“When Apple was planning its Apple Pay electronic payment system last summer for its iPhones, the nation’s banks raced to be included among the first credit card issuers associated with the new technology,” Andrew Ross Sorkin reports for The New York Times.
“Six months later, some of the nation’s banks are privately complaining that Apple Pay may not be so great after all. But the banks may largely have themselves to blame,” Sorkin reports. “Apple Pay itself should, in theory, cut down on fraud because it makes stealing credit card information almost impossible. Each time a transaction takes place, Apple generates the equivalent of a new credit card number so the merchant never actually sees a customer’s information.”

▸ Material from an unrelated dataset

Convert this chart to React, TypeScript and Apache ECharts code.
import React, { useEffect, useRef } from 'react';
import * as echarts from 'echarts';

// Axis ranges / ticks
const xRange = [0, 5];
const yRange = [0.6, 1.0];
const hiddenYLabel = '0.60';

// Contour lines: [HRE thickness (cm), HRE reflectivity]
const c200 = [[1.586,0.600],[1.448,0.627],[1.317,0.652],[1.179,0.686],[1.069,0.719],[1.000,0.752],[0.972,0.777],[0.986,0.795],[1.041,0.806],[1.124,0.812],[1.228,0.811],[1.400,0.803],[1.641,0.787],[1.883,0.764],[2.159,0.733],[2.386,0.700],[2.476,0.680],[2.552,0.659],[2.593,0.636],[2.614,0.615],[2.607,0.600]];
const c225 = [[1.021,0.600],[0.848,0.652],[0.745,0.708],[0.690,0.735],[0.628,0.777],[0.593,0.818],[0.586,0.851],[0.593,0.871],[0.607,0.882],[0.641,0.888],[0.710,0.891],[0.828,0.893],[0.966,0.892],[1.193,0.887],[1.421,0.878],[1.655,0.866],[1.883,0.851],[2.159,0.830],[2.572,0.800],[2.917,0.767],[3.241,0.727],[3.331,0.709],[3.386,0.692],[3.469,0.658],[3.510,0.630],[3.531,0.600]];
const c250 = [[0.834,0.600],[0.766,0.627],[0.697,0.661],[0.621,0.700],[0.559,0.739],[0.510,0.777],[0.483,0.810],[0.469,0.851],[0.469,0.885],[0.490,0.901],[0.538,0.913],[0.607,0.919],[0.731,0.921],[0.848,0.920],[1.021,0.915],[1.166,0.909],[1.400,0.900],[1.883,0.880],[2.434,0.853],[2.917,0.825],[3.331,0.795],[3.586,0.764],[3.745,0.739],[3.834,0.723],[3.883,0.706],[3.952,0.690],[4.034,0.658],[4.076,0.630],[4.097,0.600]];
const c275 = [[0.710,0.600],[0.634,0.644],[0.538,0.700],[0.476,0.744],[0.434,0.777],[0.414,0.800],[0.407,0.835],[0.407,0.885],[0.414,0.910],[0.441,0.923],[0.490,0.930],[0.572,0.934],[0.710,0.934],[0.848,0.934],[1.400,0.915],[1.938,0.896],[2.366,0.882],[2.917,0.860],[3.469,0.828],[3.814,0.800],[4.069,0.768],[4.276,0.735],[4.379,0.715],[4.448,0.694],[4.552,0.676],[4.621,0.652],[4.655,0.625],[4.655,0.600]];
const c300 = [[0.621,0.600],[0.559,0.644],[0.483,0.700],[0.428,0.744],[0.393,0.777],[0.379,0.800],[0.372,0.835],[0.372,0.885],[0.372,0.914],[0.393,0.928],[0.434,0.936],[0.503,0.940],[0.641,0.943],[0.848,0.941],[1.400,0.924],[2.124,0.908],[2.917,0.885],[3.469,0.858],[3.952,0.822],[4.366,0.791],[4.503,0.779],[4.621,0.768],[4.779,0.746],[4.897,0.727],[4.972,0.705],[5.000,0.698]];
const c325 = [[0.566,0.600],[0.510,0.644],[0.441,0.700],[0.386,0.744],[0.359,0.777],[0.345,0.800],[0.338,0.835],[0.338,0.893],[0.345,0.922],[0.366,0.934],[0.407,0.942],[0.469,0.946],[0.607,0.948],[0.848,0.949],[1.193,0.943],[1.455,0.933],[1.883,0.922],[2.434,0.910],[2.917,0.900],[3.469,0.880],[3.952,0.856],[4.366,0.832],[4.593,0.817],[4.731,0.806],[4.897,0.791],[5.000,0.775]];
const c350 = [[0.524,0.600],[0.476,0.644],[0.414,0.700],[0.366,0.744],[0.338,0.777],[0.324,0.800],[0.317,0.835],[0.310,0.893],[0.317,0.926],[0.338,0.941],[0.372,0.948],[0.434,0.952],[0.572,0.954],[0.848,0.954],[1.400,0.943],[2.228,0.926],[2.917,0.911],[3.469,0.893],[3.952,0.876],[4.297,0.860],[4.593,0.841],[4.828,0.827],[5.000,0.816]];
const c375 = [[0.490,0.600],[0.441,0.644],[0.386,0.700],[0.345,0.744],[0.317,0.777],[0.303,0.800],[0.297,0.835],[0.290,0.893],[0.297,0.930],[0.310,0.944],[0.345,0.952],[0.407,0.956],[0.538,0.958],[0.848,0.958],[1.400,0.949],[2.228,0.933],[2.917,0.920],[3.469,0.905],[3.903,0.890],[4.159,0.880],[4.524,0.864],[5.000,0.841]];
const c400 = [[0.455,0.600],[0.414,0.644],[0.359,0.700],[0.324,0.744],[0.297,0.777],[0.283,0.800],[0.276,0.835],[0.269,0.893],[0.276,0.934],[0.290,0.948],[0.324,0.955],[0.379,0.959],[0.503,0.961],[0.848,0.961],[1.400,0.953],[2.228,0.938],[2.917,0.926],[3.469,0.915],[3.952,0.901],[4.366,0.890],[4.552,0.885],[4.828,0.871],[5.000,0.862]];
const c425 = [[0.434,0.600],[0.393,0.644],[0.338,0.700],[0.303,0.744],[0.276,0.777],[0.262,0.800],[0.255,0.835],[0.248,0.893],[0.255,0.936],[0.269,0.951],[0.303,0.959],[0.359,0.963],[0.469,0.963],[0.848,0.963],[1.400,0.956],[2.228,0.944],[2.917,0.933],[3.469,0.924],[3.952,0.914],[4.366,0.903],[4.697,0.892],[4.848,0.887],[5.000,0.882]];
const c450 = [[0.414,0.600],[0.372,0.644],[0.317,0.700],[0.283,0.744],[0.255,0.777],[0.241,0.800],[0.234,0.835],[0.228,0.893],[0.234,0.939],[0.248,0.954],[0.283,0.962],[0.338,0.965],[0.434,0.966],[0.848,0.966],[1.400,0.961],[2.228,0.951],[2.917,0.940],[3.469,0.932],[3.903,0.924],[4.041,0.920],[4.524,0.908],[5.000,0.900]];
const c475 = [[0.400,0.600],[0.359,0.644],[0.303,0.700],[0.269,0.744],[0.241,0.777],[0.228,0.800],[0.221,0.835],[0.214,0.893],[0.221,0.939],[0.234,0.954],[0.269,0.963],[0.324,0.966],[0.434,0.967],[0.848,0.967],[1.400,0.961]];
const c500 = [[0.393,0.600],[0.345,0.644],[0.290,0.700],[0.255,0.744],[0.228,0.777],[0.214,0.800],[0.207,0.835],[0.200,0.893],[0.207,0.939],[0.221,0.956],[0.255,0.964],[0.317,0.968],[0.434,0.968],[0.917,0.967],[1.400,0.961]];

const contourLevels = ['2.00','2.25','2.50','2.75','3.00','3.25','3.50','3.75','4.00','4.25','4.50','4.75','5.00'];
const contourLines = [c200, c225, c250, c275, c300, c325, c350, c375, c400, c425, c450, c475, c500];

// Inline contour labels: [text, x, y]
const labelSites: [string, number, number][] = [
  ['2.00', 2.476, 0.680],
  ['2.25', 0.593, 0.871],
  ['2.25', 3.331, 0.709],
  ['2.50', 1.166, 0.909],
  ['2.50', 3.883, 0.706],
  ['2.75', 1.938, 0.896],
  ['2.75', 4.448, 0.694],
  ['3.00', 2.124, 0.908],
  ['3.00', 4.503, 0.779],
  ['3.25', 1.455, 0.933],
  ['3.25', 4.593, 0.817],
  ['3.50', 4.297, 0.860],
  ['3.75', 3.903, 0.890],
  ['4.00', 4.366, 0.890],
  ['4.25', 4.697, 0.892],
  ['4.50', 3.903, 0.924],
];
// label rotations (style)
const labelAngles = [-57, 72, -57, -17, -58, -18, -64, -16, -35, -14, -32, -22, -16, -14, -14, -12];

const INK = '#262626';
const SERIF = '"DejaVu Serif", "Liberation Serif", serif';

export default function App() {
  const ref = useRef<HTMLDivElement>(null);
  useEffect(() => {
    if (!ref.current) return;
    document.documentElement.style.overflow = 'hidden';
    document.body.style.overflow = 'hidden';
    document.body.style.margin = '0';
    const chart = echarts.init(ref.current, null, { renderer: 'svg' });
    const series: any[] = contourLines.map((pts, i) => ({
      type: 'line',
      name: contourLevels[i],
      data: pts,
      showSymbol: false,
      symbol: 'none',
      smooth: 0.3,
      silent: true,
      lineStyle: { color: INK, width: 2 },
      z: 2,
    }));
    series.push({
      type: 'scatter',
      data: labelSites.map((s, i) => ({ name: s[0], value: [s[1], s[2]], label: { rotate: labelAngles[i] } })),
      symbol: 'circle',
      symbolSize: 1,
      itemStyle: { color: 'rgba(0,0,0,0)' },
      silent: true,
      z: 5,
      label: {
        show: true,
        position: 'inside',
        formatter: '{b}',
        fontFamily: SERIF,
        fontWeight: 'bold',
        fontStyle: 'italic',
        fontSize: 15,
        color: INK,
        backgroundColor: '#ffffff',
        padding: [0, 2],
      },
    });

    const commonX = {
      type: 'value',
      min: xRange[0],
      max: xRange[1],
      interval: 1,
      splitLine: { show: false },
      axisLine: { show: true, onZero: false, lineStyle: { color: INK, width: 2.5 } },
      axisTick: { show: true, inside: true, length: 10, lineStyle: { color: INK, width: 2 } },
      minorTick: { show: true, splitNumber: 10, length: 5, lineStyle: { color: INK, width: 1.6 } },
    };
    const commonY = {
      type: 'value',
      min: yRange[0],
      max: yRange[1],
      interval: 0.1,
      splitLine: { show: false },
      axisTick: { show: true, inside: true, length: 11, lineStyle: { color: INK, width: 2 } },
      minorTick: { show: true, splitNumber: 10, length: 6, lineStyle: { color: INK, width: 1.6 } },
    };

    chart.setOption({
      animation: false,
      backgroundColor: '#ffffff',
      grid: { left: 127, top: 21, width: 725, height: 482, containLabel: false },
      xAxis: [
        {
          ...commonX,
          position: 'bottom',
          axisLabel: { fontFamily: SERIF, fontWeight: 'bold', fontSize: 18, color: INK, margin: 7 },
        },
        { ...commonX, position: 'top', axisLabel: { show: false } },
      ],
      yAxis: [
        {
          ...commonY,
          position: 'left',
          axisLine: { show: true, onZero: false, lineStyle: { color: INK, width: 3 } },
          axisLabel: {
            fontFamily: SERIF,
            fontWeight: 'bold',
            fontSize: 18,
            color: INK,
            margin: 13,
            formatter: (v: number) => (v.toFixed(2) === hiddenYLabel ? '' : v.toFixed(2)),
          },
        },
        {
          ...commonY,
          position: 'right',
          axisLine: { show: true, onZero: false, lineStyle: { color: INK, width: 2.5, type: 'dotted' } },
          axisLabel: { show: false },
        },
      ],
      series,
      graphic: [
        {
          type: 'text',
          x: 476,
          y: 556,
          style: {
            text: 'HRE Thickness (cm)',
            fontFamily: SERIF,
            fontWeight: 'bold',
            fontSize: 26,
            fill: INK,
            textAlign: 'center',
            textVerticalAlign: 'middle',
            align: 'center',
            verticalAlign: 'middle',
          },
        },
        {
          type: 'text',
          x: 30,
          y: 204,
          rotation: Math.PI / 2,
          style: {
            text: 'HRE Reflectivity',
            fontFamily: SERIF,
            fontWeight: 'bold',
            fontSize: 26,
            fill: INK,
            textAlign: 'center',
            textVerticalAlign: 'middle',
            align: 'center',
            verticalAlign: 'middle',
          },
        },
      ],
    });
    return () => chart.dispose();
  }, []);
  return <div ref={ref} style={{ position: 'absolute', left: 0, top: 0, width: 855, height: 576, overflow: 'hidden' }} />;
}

“The banks, desperate to become their customers’ default card on Apple Pay — most add only one to their iPhones — did little to build their own defenses or to push Apple to provide more detailed information about its customers. Some bank executives acknowledged that they were were so scared of Apple that they didn’t speak up. The banks didn’t press the company for fear that they would not be included among the initial issuers on Apple Pay,” Sorkin reports. “It also appears that banks set up a flawed process to deal with the credit cards that it did flag. Affected users were directed to a customer care phone center, not a fraud prevention center. A customer care center’s mission is to help customers use their cards, leading more fraudulent cards to be approved for use on Apple Pay.”
Read more in the full article here.
MacDailyNews Take: Again, Apple Pay is secure, it’s the initial verification process that the banks need to tighten up.